I wrote these paragraphs years ago, trying to capture a moment in time. It was a moment that I never got to experience.
I was participating in a study called “Israel and the Minor Prophets” through a class offered by Bible Study Fellowship International. I was absent the day the lecture on Hosea was presented, but it was given by Sue Johnson, who is the best Bible teacher I have EVER heard, of either sex, anywhere, at any time, in my entire life.
Of course, all my friends said it was the best lecture she ever gave. And I missed it!
So, I asked my closest friends, “Can you describe what you heard her saying? Tell me what YOUR takeaway was, from that lecture?”
(I had been studying the book of Hosea myself that week, and I had answered all the discussion questions, so I had a general idea where she might head with the lecture.)
I wrote the following to try to preserve what I heard my friends telling me, and what I believe I heard the Holy Spirit saying to my *own* heart, following my study of that book, and what my friends shared with me in regard to what they heard, from Sue’s wonderful lecture. Perhaps her best lecture ever. The one that I missed.
Sue has a big birthday coming up, so I’m sharing this in honor of her.
In the Old Testament book of Hosea, God tells the prophet Hosea to take to himself a wife of unfaithfulness, and that this will symbolize God’s relationship with His people Israel, who are behaving unfaithfully toward Him, chasing after foreign gods. Hosea obeys God, and his wife indeed does behave unfaithfully. She is apparently so brazen in her lifestyle that she ends up completely out from under Hosea’s protection, and finds herself being sold as a slave. God sends Hosea to buy back his adulterous wife off the auction block.
Hosea 3:1-2 says:
“The Lord said to me,
‘Go, show your love to your wife again, though she is loved by another and is an adulteress. Love her as the Lord loves the Israelites, though they turn to other gods and love the sacred raisin cakes.” So I bought her for fifteen shekels of silver’.”
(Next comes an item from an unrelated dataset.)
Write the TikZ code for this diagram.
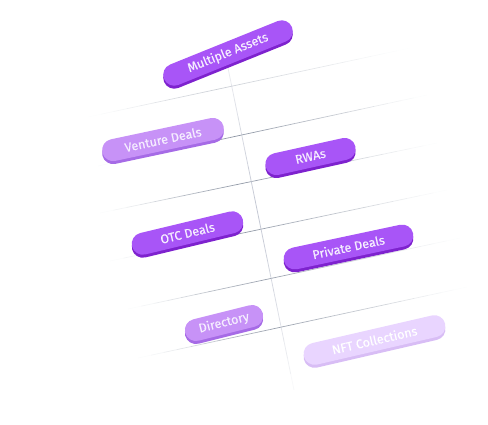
\documentclass[tikz,border=0pt]{standalone}
\usepackage{fontspec}
\setmainfont{Fira Sans}
\newfontfamily\pillfont{Fira Sans}[FakeBold=0.35]
\usetikzlibrary{calc}

\definecolor{pillpurple}{HTML}{A855F7}
\definecolor{pilledge}{HTML}{7E22CE}
\definecolor{pilllight}{HTML}{C792F7}
\definecolor{lightedge}{HTML}{A66BE6}
\definecolor{pillpale}{HTML}{E9D5FF}
\definecolor{paleedge}{HTML}{D8BDF5}
\definecolor{pilltext}{HTML}{F5EDFF}
\definecolor{gridline}{HTML}{7F8898}
\definecolor{axisline}{HTML}{C3C7D3}

\tikzset{
  pill/.style={rectangle, rounded corners=11pt, minimum height=22pt, inner sep=0pt,
    font=\pillfont\fontsize{12.5}{13}\selectfont, text=pilltext},
  gridrule/.style={gridline, line width=0.7pt},
}

\begin{document}
\begin{tikzpicture}[x=1pt, y=-1pt]
  \useasboundingbox (0,0) rectangle (488,424);

  % the rows, darkest near the column and fading out at both ends
  \foreach \name/\xa/\ya/\xb/\yb/\peak in {a/88/117/410/48/0.4, b/98/166/427/95/0.9, c/100/213/437/143/0.85,
                                           d/110/261/447/190/0.85, e/128/309/460/238/0.8, f/138/358/467/287/0.8} {
    \coordinate (\name-w) at (\xa,\ya);
    \coordinate (\name-e) at (\xb,\yb);
    \foreach \k in {0,...,24} {
      \pgfmathsetmacro\t{(\k+0.5)/25}
      \pgfmathsetmacro\op{\peak*(0.22+0.78*max(0,1-abs(\t-0.42)/0.58)^1.5)*min(1,4*min(\t,1-\t))}
      \draw[gridrule, opacity=\op] ($(\name-w)!\k/25!(\name-e)$) -- ($(\name-w)!\k/25+0.04!(\name-e)$);
    }
  }

  % the column
  \coordinate (col-n) at (228,68);
  \coordinate (col-s) at (294,390);
  \foreach \k in {0,...,19} {
    \pgfmathsetmacro\op{max(0,1-abs((\k+0.5)/20-0.45)/0.55)^0.7}
    \draw[axisline, line width=0.8pt, opacity=\op] ($(col-n)!\k/20!(col-s)$) -- ($(col-n)!\k/20+0.05!(col-s)$);
  }

  % pills: the darker copy first, then the face
  \node[pill, fill=pilledge, minimum width=138pt, rotate=22] (multi-edge) at (228,56) {};
  \node[pill, fill=pillpurple, minimum width=138pt, rotate=22] (multi) at (228,53) {Multiple Assets};

  \node[pill, fill=lightedge, minimum width=124pt, rotate=12] (venture-edge) at (163,142.5) {};
  \node[pill, fill=pilllight, minimum width=124pt, rotate=12] (venture) at (163,139.5) {Venture Deals};

  \node[pill, fill=pilledge, minimum width=92pt, rotate=12.5] (rwa-edge) at (310.5,159.5) {};
  \node[pill, fill=pillpurple, minimum width=92pt, rotate=12.5] (rwa) at (310.5,156.5) {RWAs};

  \node[pill, fill=pilledge, minimum width=114pt, rotate=13.5] (otc-edge) at (187.5,236) {};
  \node[pill, fill=pillpurple, minimum width=114pt, rotate=13.5] (otc) at (187.5,233) {OTC Deals};

  \node[pill, fill=pilledge, minimum width=132pt, rotate=12] (private-edge) at (348.5,250) {};
  \node[pill, fill=pillpurple, minimum width=132pt, rotate=12] (private) at (348.5,247) {Private Deals};

  \node[pill, fill=lightedge, minimum width=80pt, rotate=14] (directory-edge) at (224,326) {};
  \node[pill, fill=pilllight, minimum width=80pt, rotate=14] (directory) at (224,323) {Directory};

  \node[pill, fill=paleedge, minimum width=145pt, rotate=13] (nft-edge) at (374.5,343) {};
  \node[pill, fill=pillpale, minimum width=145pt, rotate=13, text=white] (nft) at (374.5,340) {NFT Collections};
\end{tikzpicture}
\end{document}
I wrote this next meditation, putting myself in the place of Hosea’s wife, Gomer. Yes, I know it’s a funny name to those of us who have watched The Andy Griffith show. Try to ignore that. 🙂
I’m hoping you’ll find yourself relating to Hosea’s wife, too, just a bit.
The Auction Block
So, there I stood, naked, trembling, alone, my hands and feet heavy with the weight of the chains on my wrists and ankles, unable to raise my eyes from the shame of it all. For sale, on the auction block, my future and destiny in the hands of the highest bidder. And who could possibly want me?
And weren’t you, just like me, up on an auction block as well? Those chains: weren’t they weighing down your hands and feet, too? Were we not all sold as slaves? Slaves to sin? Who cold possibly want you, with all the guilt and shame you bear?’
And then, I heard a voice call out. I lifted my eyes from the ground, to the back of the crowd, and saw Someone’s raised hand, then saw Him make His way through the milling crowd, toward me. My Redeemer was coming. And the look in His eye as He called out, “I will pay the price” was a look of such tender compassion that it completely stole my breath away. And He stepped forward, holding toward me a garment, and He covered me with that garment, hiding my shame, ordering that my chains be removed. And led me down from that auction block. And the garment became for me a Robe of Righteousness. Totally unearned, totally undeserved, yet mine, nevertheless, so that when He looks at me, that is what He sees.
What’s more, He bought me not to be His slave, nor even His servant. He calls me “friend”. He asks me to walk with Him, to know His heart, to listen for His voice. He has plans for me to live with Him and His Father, forever. And His Father loves me for the sake of His son, and He has adopted me into the family.
He is my Redeemer. He bought me out of slavery, when my shame was at its greatest. He gave me a brand new life. It is an eternal life that will never end, meant to be lived in complete connection with Him. And the love that He has for me is a love that will not let go. It is nothing I have earned, but it is my identity, nevertheless.
Happy Birthday, Sue! I love you now, even as I loved you so many years ago, when you invited me to walk a little closer. I know you’d tuck your chin and shake your head at the thought, but you’ve always been the one I admire more than anyone else I’ve ever met. Wishing you love and joy on your special day.